The book's hero is still in bed, staring at the sign reading "Please push Bell S" dangling on a string from a pipe. Gris throws another glob of foreshadowing at us by mentioning how "I was so stupid after last night, not even a sixth sense warned me of the catastrophe that was to begin," as if anything about Heller being presented with a sign on a string indicates imminent doom.
Heller presses button, receives butler, a "gaunt-faced man" who bows, offers him some aspirin, and says he's under strict orders to help him get to breakfast. Heller puts on his own bathrobe, but "resign[s] himself" to not just being shaved by this strange, nameless man, but scrubbed in his bath by the butler. And here, I think, we can really see the inner turmoil of the author - on the one hand, Heller is so independent and dynamic that it's in his nature to do this sort of thing for himself, but at the same time Heller exists to be lavished with luxury and pampered and praised for being just so dang superior to the rest of us.
So we get a compromise, where Heller is independent enough to dress himself, but doesn't have to worry about matters of hygiene. The boatmansion's Chief Steward presents Heller with a "nautical jersey, white with horizontal red stripes, white pants, a red sash, deck shoes and a yachting cap." With the Costume Porn concluded, the Boat Porn continues.

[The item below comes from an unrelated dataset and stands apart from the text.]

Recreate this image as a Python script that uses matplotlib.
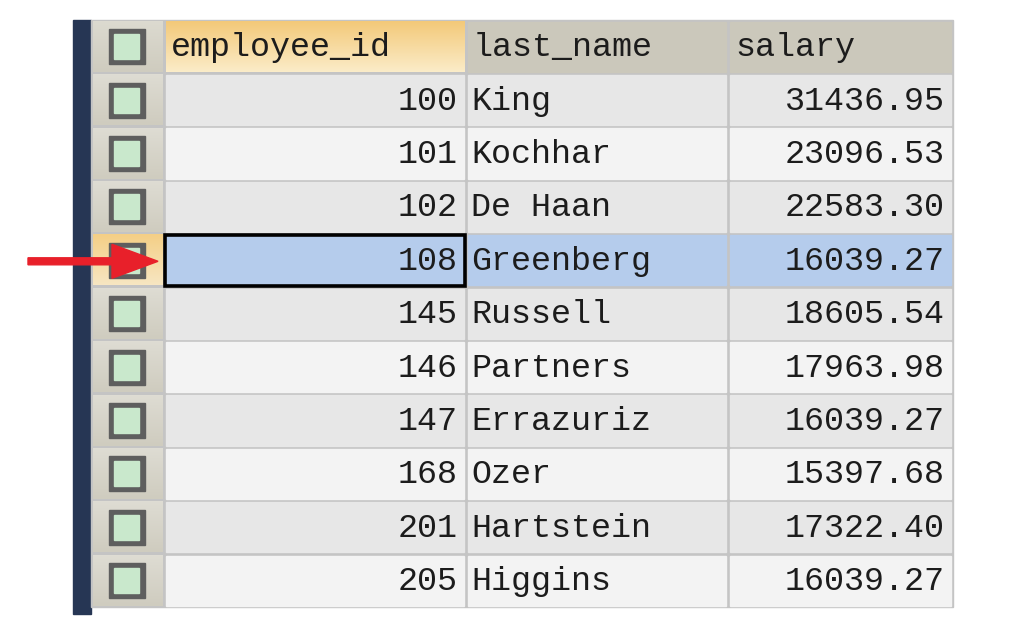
import matplotlib.pyplot as plt
from matplotlib.patches import Rectangle, FancyArrow
import numpy as np

# table data
columns = ["employee_id", "last_name", "salary"]
employee_ids = [100, 101, 102, 108, 145, 146, 147, 168, 201, 205]
last_names = ["King", "Kochhar", "De Haan", "Greenberg", "Russell",
              "Partners", "Errazuriz", "Ozer", "Hartstein", "Higgins"]
salaries = ["31436.95", "23096.53", "22583.30", "16039.27", "18605.54",
            "17963.98", "16039.27", "15397.68", "17322.40", "16039.27"]
selected_row = 3

# layout (pixel coords)
W, H = 1012, 634
col_edges = [91, 164, 466, 728, 953]
top, row_h = 20, 53.4
FONT = "Liberation Mono"
FS = 24

fig = plt.figure(figsize=(W / 100, H / 100), dpi=100)
ax = fig.add_axes([0, 0, 1, 1])
ax.set_xlim(0, W)
ax.set_ylim(H, 0)
ax.axis("off")

n_rows = len(employee_ids) + 1
bottom = top + n_rows * row_h

# left dark bar
ax.add_patch(Rectangle((73, top), 18, bottom - top + 7, color="#263654", zorder=1))
# grid background (grid line colour)
ax.add_patch(Rectangle((col_edges[0], top), col_edges[-1] - col_edges[0], bottom - top,
                       color="#c4c4c4", zorder=1))


def cell(x0, x1, y0, color, grad=None):
    pad = 1.6
    if grad is None:
        ax.add_patch(Rectangle((x0 + pad, y0 + pad), x1 - x0 - 2 * pad, row_h - 2 * pad,
                               color=color, zorder=2))
    else:
        g = np.linspace(0, 1, 50).reshape(-1, 1)
        c0 = np.array(plt.matplotlib.colors.to_rgb(grad[0]))
        c1 = np.array(plt.matplotlib.colors.to_rgb(grad[1]))
        img = c0 + (c1 - c0) * g[..., None]
        ax.imshow(img, extent=(x0 + pad, x1 - pad, y0 + row_h - pad, y0 + pad),
                  aspect="auto", zorder=2)


def checkbox(y0):
    cx, cy = 127, y0 + row_h / 2
    ax.add_patch(Rectangle((cx - 18, cy - 17.5), 36, 35, color="#5e5e5e", zorder=3))
    ax.add_patch(Rectangle((cx - 12.5, cy - 12.5), 25, 25, color="#c9e8cc", zorder=4))


# header
y0 = top
cell(col_edges[0], col_edges[1], y0, None, grad=("#dcdad0", "#cfccbf"))
checkbox(y0)
cell(col_edges[1], col_edges[2], y0, None, grad=("#f3c979", "#fbecc8"))
cell(col_edges[2], col_edges[3], y0, "#cbc8bb")
cell(col_edges[3], col_edges[4], y0, "#cbc8bb")
for i, name in enumerate(columns):
    ax.text(col_edges[i + 1] + 7, y0 + row_h / 2 + 1, name, family=FONT, fontsize=FS,
            color="#1c1c1c", va="center", ha="left", zorder=6)

# body rows
for r in range(len(employee_ids)):
    y0 = top + (r + 1) * row_h
    bg = "#e7e7e7" if r % 2 == 0 else "#f3f3f3"
    if r == selected_row:
        cell(col_edges[0], col_edges[1], y0, None, grad=("#f4cf86", "#f7e6c2"))
        cell(col_edges[1], col_edges[2], y0, "#b5ccec")
        cell(col_edges[2], col_edges[3], y0, "#b5ccec")
        cell(col_edges[3], col_edges[4], y0, "#b5ccec")
        ax.add_patch(Rectangle((col_edges[1] + 1, y0 + 1.5), col_edges[2] - col_edges[1] - 2,
                               row_h - 3, fill=False, ec="black", lw=2.6, zorder=5))
    else:
        cell(col_edges[0], col_edges[1], y0, None, grad=("#dedcd3", "#cfccbf"))
        for c in range(3):
            cell(col_edges[c + 1], col_edges[c + 2], y0, bg)
    checkbox(y0)
    yc = y0 + row_h / 2 + 1
    ax.text(col_edges[2] - 8, yc, str(employee_ids[r]), family=FONT, fontsize=FS,
            color="#1c1c1c", va="center", ha="right", zorder=6)
    ax.text(col_edges[2] + 5, yc, last_names[r], family=FONT, fontsize=FS,
            color="#1c1c1c", va="center", ha="left", zorder=6)
    ax.text(col_edges[4] - 8, yc, salaries[r], family=FONT, fontsize=FS,
            color="#1c1c1c", va="center", ha="right", zorder=6)

# red arrow pointing at selected row
ya = top + (selected_row + 1) * row_h + row_h / 2 + 1
ax.add_patch(FancyArrow(28, ya, 130, 0, width=7, head_width=34, head_length=46,
                        length_includes_head=True, color="#e8202a", zorder=7))

fig.savefig("out.png", dpi=100)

They escorted him with no little ceremony down a broad stairway and into a cheerful breakfast salon with murals of sailing craft blending in color with nautical designs on the tiled floor. A resplendent table was set in the middle. It had snowy white linen, silver dishes and plates and a single huge red rose in a tall white vase as a centerpiece. There was an engraved menu on a plate.
Yeah, just lovely. Going with current trends, this whole damned boat is going to either blow up or get impounded at the end of the book, never to be seen again. (edit from the future: if only)
Heller asks where Krak is, same as he did first thing after waking up, but this time instead of deflecting him towards breakfast the staff gives him a letter. Gris, despite being unable to see Heller's face, knows what he picks it up "with some alarm." Must've been Heller's wrists that tipped him off.
This was all my fault for not believing in you.
The only way I can earn your pardon is to clear this matter up.
If you went back, they would arrest you.
These are just women
Krak proves that you can be misogynist despite lacking a Y chromosome.
and women are best handled by a woman. It shouldn't take long.
I will send you a radio when it is all settled.
Love, love, love!K
P.S. I told them your name was H. Hider Haggerty, as that is on your CIA passport.
P.P.S. I took all your money so you can't bribe the crew.
So, once again, Krak gets to run around, solving Heller's problems by mind-controlling people. Except this time she was smart enough to drug her boyfriend and ship him to another country so he can't interfere. Because that's what Heller finds out when he protests this turn of events - the crew explains that they're under strict orders to help him "recover his strength" after those terrible flesh wounds, and understands that he's in some sort of trouble in the States and so will be staying out of American waters. They're going back to the home country of this boat's owner, who is allegedly "Sultan Bey and Concubine," which means Heller is on a course to Turkey.
We're going. Back to. Turkey.
Heller took hold of a funnel stay. He glanced at the letter he still held and then looked all around at the very empty sea.
"Well, I'll be blasted!" he said. "I'm a prisoner!"
Just use your magic paralyzer light to knock everyone out and turn the damn boat around. Or explain that your girlfriend is a crazy, delusional psycho and talk the crew into not following her orders. Or I'm sure this boat has a smaller, just as luxurious boat stuck in a garage somewhere, so go steal that. Or sneak onto the bridge at night and use the radio. Or use your CIA "credentials" to pull rank.
Please don't take us back to Turkey.